Dithiocarbamate Anchoring in Molecular Wire Junctions: A First Principles Study

TL;DR

This study uses first-principles calculations to investigate how dithiocarbamate linkers affect electron transport in molecular wire junctions, revealing enhanced conductance and rectification properties.

Contribution

It demonstrates the impact of dithiocarbamate anchoring groups on electron transport and rectification in molecular junctions using density functional theory and Green's functions.

Findings

Dithiocarbamate linkers broaden transmission resonances near the Fermi level.

Conductance of BPBC molecule is enhanced up to 25 times at 1.0 V bias.

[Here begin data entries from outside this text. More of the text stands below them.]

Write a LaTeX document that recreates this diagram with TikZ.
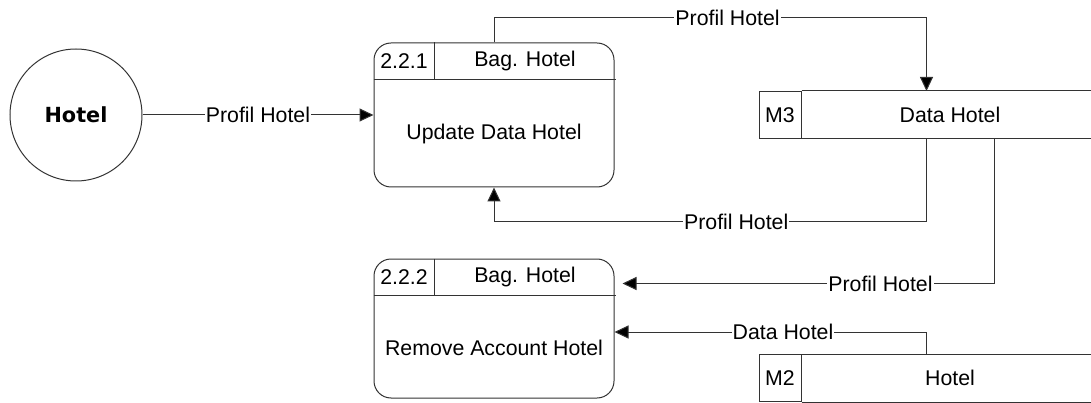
\documentclass[tikz,border=0pt]{standalone}
\usepackage{fontspec}
\setmainfont{Liberation Sans}
\newfontfamily\entityfont{DejaVu Sans}
\usetikzlibrary{positioning,arrows.meta}

\tikzstyle{entity} = [circle, draw=black!80, minimum size=132pt, inner sep=0pt,
font=\entityfont\bfseries\fontsize{20.8}{24}\selectfont]
\tikzstyle{process} = [rectangle, rounded corners=17pt, draw=black!80,
minimum width=240pt, minimum height=144pt]
\tikzstyle{procid} = [rectangle, minimum width=60pt, minimum height=36pt, inner sep=0pt]
\tikzstyle{procdept} = [rectangle, minimum width=180pt, minimum height=36pt, inner sep=0pt]
\tikzstyle{procname} = [rectangle, minimum width=240pt, minimum height=108pt, inner sep=0pt]
\tikzstyle{storeid} = [rectangle, draw=black!80, minimum width=42pt, minimum height=47pt, inner sep=0pt]
\tikzstyle{store} = [rectangle, minimum width=296pt, minimum height=47pt, inner sep=0pt]
\tikzstyle{arrow} = [draw=black!80, -{Triangle[length=14pt,width=13pt,fill=black]}]
\tikzstyle{line} = [draw=black!80]
\tikzstyle{flowlabel} = [fill=white, inner sep=1pt]

\begin{document}
\begin{tikzpicture}[x=1pt, y=1pt, font=\fontsize{21.3}{25}\selectfont, line width=1pt]
    \useasboundingbox (0,0) rectangle (1091,-403);

    \node (hotel) [entity] at (76,-115) {Hotel};

    % process 2.2.1
    \node (p1) [process, right=231pt of hotel] {};
    \node (p1id) [procid, anchor=north west] at (p1.north west) {2.2.1};
    \node (p1dept) [procdept, right=0pt of p1id] {Bag. Hotel};
    \node (p1name) [procname, below right=0pt and 0pt of p1id.south west] {Update Data Hotel};
    \draw [line] (p1id.south west) -- (p1dept.south east);
    \draw [line] (p1id.north east) -- (p1id.south east);

    % process 2.2.2
    \node (p2) [process, minimum height=139pt, below=71pt of p1] {};
    \node (p2id) [procid, anchor=north west] at (p2.north west) {2.2.2};
    \node (p2dept) [procdept, right=0pt of p2id] {Bag. Hotel};
    \node (p2name) [procname, minimum height=103pt, below right=0pt and 0pt of p2id.south west] {Remove Account Hotel};
    \draw [line] (p2id.south west) -- (p2dept.south east);
    \draw [line] (p2id.north east) -- (p2id.south east);

    % data stores
    \node (m3id) [storeid, right=144pt of p1] {M3};
    \node (m3) [store, right=0pt of m3id] {Data Hotel};
    \draw [line] (m3.north west) -- (m3.north east);
    \draw [line] (m3.south west) -- (m3.south east);
    \node (m2id) [storeid, below=215pt of m3id] {M2};
    \node (m2) [store, right=0pt of m2id] {Hotel};
    \draw [line] (m2.north west) -- (m2.north east);
    \draw [line] (m2.south west) -- (m2.south east);

    \coordinate (m3in) at ([xshift=125pt]m3.north west);
    \coordinate (m3out1) at ([xshift=125pt]m3.south west);
    \coordinate (m3out2) at ([xshift=193pt]m3.south west);
    \coordinate (m2out) at ([xshift=125pt]m2.north west);

    \draw [arrow] (hotel) -- node[flowlabel] {Profil Hotel} (p1);
    \draw [arrow] (p1.north) -- ++(0,25) -| node[flowlabel, pos=0.27] {Profil Hotel} (m3in);
    \draw [arrow] (m3out1) -- ++(0,-83) -| node[flowlabel, pos=0.22] {Profil Hotel} (p1.south);
    \draw [arrow, shorten >=8pt] (m3out2) |- node[flowlabel, pos=0.65] {Profil Hotel} ([yshift=45pt]p2.east);
    \draw [arrow] (m2out) |- node[flowlabel, pos=0.73] {Data Hotel} ([yshift=-3.5pt]p2.east);
\end{tikzpicture}
\end{document}
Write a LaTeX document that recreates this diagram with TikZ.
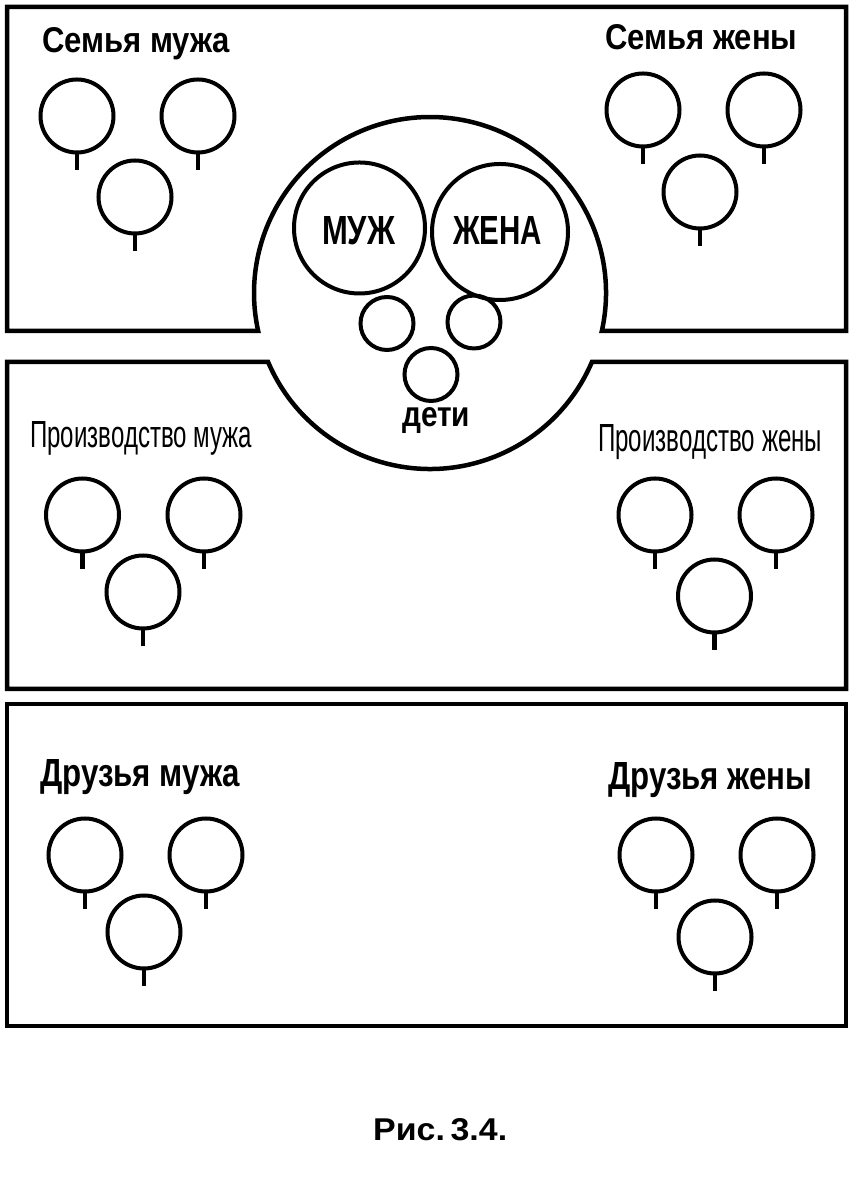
\documentclass[tikz,border=0pt]{standalone}
\usepackage{fontspec}
\setmainfont{Liberation Sans}
\usetikzlibrary{calc}
\newcommand{\fitlbl}[3]{\resizebox{#1pt}{#2pt}{#3}}
\newcommand{\mktree}[3]{%
  \node[tree] (#1) at (#2,#3) {};
  \coordinate (#1e) at ($(#1.south)+(0,-16)$);
  \draw[stem] (#1.south) -- (#1e);}
\begin{document}
\begin{tikzpicture}[x=1pt,y=1pt,
  frame/.style={draw, line width=4.5pt, line join=miter},
  tree/.style={circle, draw, line width=4pt, minimum size=73pt, inner sep=0pt},
  stem/.style={draw, line width=4.5pt},
  lbl/.style={inner sep=0pt, anchor=base west, font=\bfseries},
  thinlbl/.style={inner sep=0pt, anchor=base west, font=\mdseries},
  bigc/.style={circle, draw, line width=4pt, inner sep=0pt},
]
\useasboundingbox (0,0) rectangle (852,1180);
\coordinate (C) at (430,887);
% top box
\draw[frame] (7,849) -- (7,1173) -- (846,1173) -- (846,849) -- ($(C)+(-12.47:176)$)
  arc[start angle=-12.47, end angle=192.47, radius=176] -- cycle;
% middle box
\draw[frame] (7,818) -- ($(C)+(203.08:176)$)
  arc[start angle=203.08, end angle=336.92, radius=176] -- (846,818) -- (846,491) -- (7,491) -- cycle;
% bottom box
\draw[frame] (7,476) rectangle (846,154);

% labels
\node[lbl] (l1) at (42,1127) {\fitlbl{188}{25}{Семья мужа}};
\node[lbl] (l2) at (605,1130) {\fitlbl{192}{25}{Семья жены}};
\node[thinlbl] (l3) at (30,732) {\fitlbl{222}{26}{Производство мужа}};
\node[thinlbl] (l4) at (598,728) {\fitlbl{224}{27}{Производство жены}};
\node[lbl] (l5) at (40,393) {\fitlbl{200}{27}{Друзья мужа}};
\node[lbl] (l6) at (608,390) {\fitlbl{204}{27}{Друзья жены}};
\node[lbl] (l7) at (402,753) {\fitlbl{68}{19}{дети}};
\node[lbl] (cap) at (373,40) {\fitlbl{134}{22}{Рис.\,3.4.}};

% trees
\mktree{ta}{77}{1064}
\mktree{tb}{198}{1064}
\mktree{tc}{135}{983}
\mktree{td}{643}{1070}
\mktree{te}{764}{1070}
\mktree{tf}{700}{988}
\mktree{ma}{82.5}{665}
\mktree{mb}{204}{665}
\mktree{mc}{143}{588}
\mktree{md}{655}{665}
\mktree{me}{776}{665}
\mktree{mf}{714.5}{584}
\mktree{ba}{85}{325}
\mktree{bb}{206}{325}
\mktree{bc}{144}{248}
\mktree{bd}{656}{325}
\mktree{be}{777}{325}
\mktree{bf}{715}{243}

% centre
\node[bigc, minimum size=131pt] (muzh) at (359.5,952) {};
\node[bigc, minimum size=136pt] (zhena) at (500,948) {};
\node[lbl] (muzht) at (322,935) {\fitlbl{73}{28}{МУЖ}};
\node[lbl] (zhenat) at (453,935) {\fitlbl{89}{28}{ЖЕНА}};
\node[bigc, minimum size=53pt] (k1) at (387,856.5) {};
\node[bigc, minimum size=53pt] (k2) at (474,858) {};
\node[bigc, minimum size=53pt] (k3) at (431,805.5) {};
\end{tikzpicture}
\end{document}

BPC junction exhibits rectification due to asymmetric anchoring groups.

Abstract

Recent experimental realization [J. Am. Chem. Soc., 127 (2005) 7328] of various dithiocarbamate self assembly on gold surface opens the possibility for use of dithiocarbamate linkers to anchor molecular wires to gold electrodes. In this paper, we explore this hypothesis computationally. We computed the electron transport properties of 4,4'-bipyridine (BP), 4,4'-bipyridinium-1,1'-bis(carbodithioate) (BPBC), 4-(4'-pyridyl)-peridium-1-carbodithioate (BPC) molecule junctions based on the density functional theory and non-equilibrium Green's functions. We demonstrated that the stronger molecule-electrode coupling associated with the conjugated dithiocarbamate linker broadens transmission resonances near the Fermi energy. The broadening effect along with the extension of the $\pi$ conjugation from the molecule to the gold electrodes lead to enhanced electrical conductance for BPBC molecule. The conductance enhancement factor is as large as 25 at applied voltage bias 1.0 V. Rectification behavior is predicted for BPC molecular wire junction, which has the asymmetric anchoring groups.